Noting that, ever since, the struggle for equality and justice were central to the Gandhi vision, Prof Kumar gave the example of how the powerful Indian elite during the British rule stood against equal opportunity to children. Thus, in 1911, Gopal Krishna Gokhale brought in a proposal in the Imperial Legislative Council that all boys should be provided with free education. “It didn’t talk of girls, yet it was radical. A princely ruler opposed it, saying, if all go to school, who would work for him? The proposal didn't succeed”, Prof Kumar said.
“This contradiction remains alive even today. The struggle for justice in education continues”, Prof Kumar continued, adding, “Justice eludes lower castes, women… About 40% of women are married away before they are 18. While education has failed to create a culture that overcomes these inequalities, women are fighting their battle alone, they are in an Abhimanyu type situation. The condition is equally bad rural areas, where unequal opportunities in education force those who acquire degrees to move out of villages.”
Pointing out that Gandhi's views on equality and justice had much in common with the French revolution slogans “Liberty, Equality, Fraternity”, Prof Kumar said, it was because of the Gandhi framework, which espoused caste equality, that the ideas of equality and justice became central of India's Constitution. He named Dr BR Ambedkar and Jyotiba Phule, whose ideas, he said, also went a long way to solidify these ideas of the Constitution.
Turning to Gandhi's truth and non-violence, especially the latter, that Prof Kumar said, what the Gandhi vision of non-violence did was to overcome the fear that existed among the people because of the cruelty inflicted upon them by the British. 

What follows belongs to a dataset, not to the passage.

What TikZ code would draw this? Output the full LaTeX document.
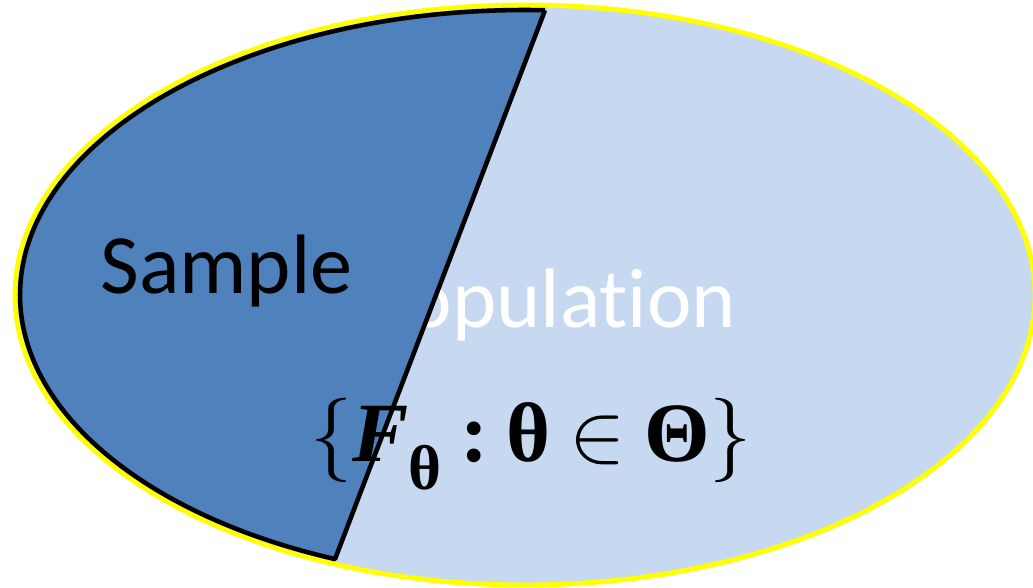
\RequirePackage{fix-cm}
\documentclass[tikz,border=0pt]{standalone}
\usepackage{amsmath}
\usepackage{fontspec}
\newfontfamily\calfont[Ligatures=NoCommon]{Carlito}
\newfontfamily\timesfont{Liberation Serif}
\usetikzlibrary{positioning,shapes.geometric}
\definecolor{popC}{HTML}{C6D9F1}
\definecolor{sampC}{HTML}{4F81BD}
\definecolor{rimC}{HTML}{FFFF00}
\newcommand{\gap}{\hspace{0.22em}}

\begin{document}
\begin{tikzpicture}[
  setbox/.style={ellipse, draw=rimC, fill=popC, line width=2.8pt,
                 minimum width=20.4cm, minimum height=11.6cm, inner sep=0pt},
  setlbl/.style={font=\calfont\fontsize{48}{52}\selectfont, inner sep=0pt,
                 anchor=base},
]
\useasboundingbox (0,0) rectangle (20.66,-11.74);

% ── Population set ──
\node[setbox] (pop) at (10.5,-5.9) {};
\node[setlbl, text=white] (poplbl) at (11.02,-6.54) {Population};

% ── Sample region (left part of the set) ──
\coordinate (c) at (10.5,-5.9);
\coordinate (top) at ([shift={(87.73:10.1 and 5.7)}]c);
\draw[fill=sampC, line width=2.6pt, line join=round]
  (top) arc[start angle=87.73, end angle=247.9, x radius=10.1, y radius=5.7]
  coordinate (bot) -- (top);
\node[setlbl, text=black] (samplbl) at (4.53,-5.86) {Sample};

% ── Family of distributions ──
\node[font=\timesfont\fontsize{48}{52}\selectfont, inner sep=0pt,
      anchor=base] (fam) at (10.62,-9.22)
  {$\{$\textbf{\textit{F}}\raisebox{-0.34em}{\fontsize{36}{40}\selectfont\textbf{θ}}\gap
   \textbf{:}\gap\textbf{θ}\gap$\in$\gap\textbf{Θ}$\}$};
\end{tikzpicture}
\end{document}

Turning towards how violence plays a central part from the very early childhood, he said, it could be seen in the manner in which parents seek to suppress the child questioning them. Reflecting on the importance of Gujarati pedagogue Gijubhai Badheka in this context, he said, violence plays a role in schools and colleges, where children are not allowed to think independently, and autonomy is suppressed.